The return value from the fcntl depends on the command used. If commands encounter an error, it returns -1. If every function undergoes no issue, then any other value except -1 is returned. Whereas in the case of F_GETOWN, the id returned may be a positive value or a negative value.
Now we will add some elementary examples here. To implement the codes of fcntl, you need to have a text editor and Linux terminal to get the resultant value.
Consider an example in which we created and then wrote a new line in a sample text file. This example will not use the involvement of fcntl as a function. This function’s features will be implemented in the code only by using a library.
We will write a string to the code, so we need to use the string library. We have taken an array of file descriptors here. Furthermore, a character array has been taken that is directly initialized with a string of some characters. With the help of the file descriptor, we will use some file operations of the file flag status like reading and writing in the file, etc. If the file is already created, then you need to open it and write the string in it.
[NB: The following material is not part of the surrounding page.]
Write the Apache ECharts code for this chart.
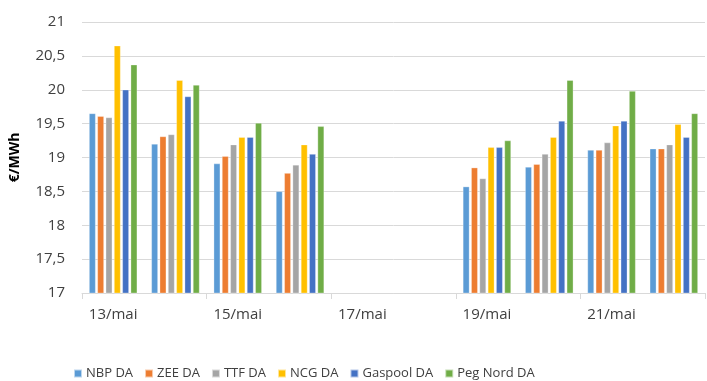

This statement will open the file named ‘sample.txt’ by using the O_RDWR flag. Now to add the string defines earlier, it will be entered in the file.
Through the read-option, the string will be displayed on the execution of the code from the file. Both the file descriptors are closed at the end.
After saving the file, we will use a GCC compiler for the execution of the file.
When the code is executed, you will see that a string is displayed that we have written in the code to a file. This statement has been fetched from the file. When you go to the files in Ubuntu, you will see the sample.txt file. You will notice that the string is written in the file through the code on opening the file.
This is an example of the F_GETFL command. It returns the file status flag as the function value. First, the file will be opened; if it is not already created, then O_CREAT will create the file; first, all these flag status functions are stated below to make it easy to understand.
O_RDONLY: This feature opens the file for the reading purpose only.
O_WRONLY: Deals with the writing purpose only.
O_RDWR: It is for the reading and writing process as well.
O_APPEND: Appends on each writing function on the current file.
These are the main flag that is used in the example. Coming back to the example, if the returned value by opening the file is less than 0, then an error message is displayed.
After opening, you need to get the file; if the status of the file is -1, an error message is displayed; otherwise, the file status will be received. Now with the help of access mode, we will get the flag of the file descriptor. All the options will be checked through the if-else statement. The option according to the file status will have opted respectively. In the end, if the file descriptor status is greater than 1, it means the file is closed now.
Compile the code; you will see that all the statements are displayed according to the fd status either the file is opened or closed.
The article ‘C: Fcntl function usage’ contains the features of the fcntl function. The file descriptor plays a vital role in the file handling process regarding any feature. We have used some flag examples, too, in the case of reading and writing to the file. Both examples explained here will be helpful for you in the utilization of Fcntl in the C programming language.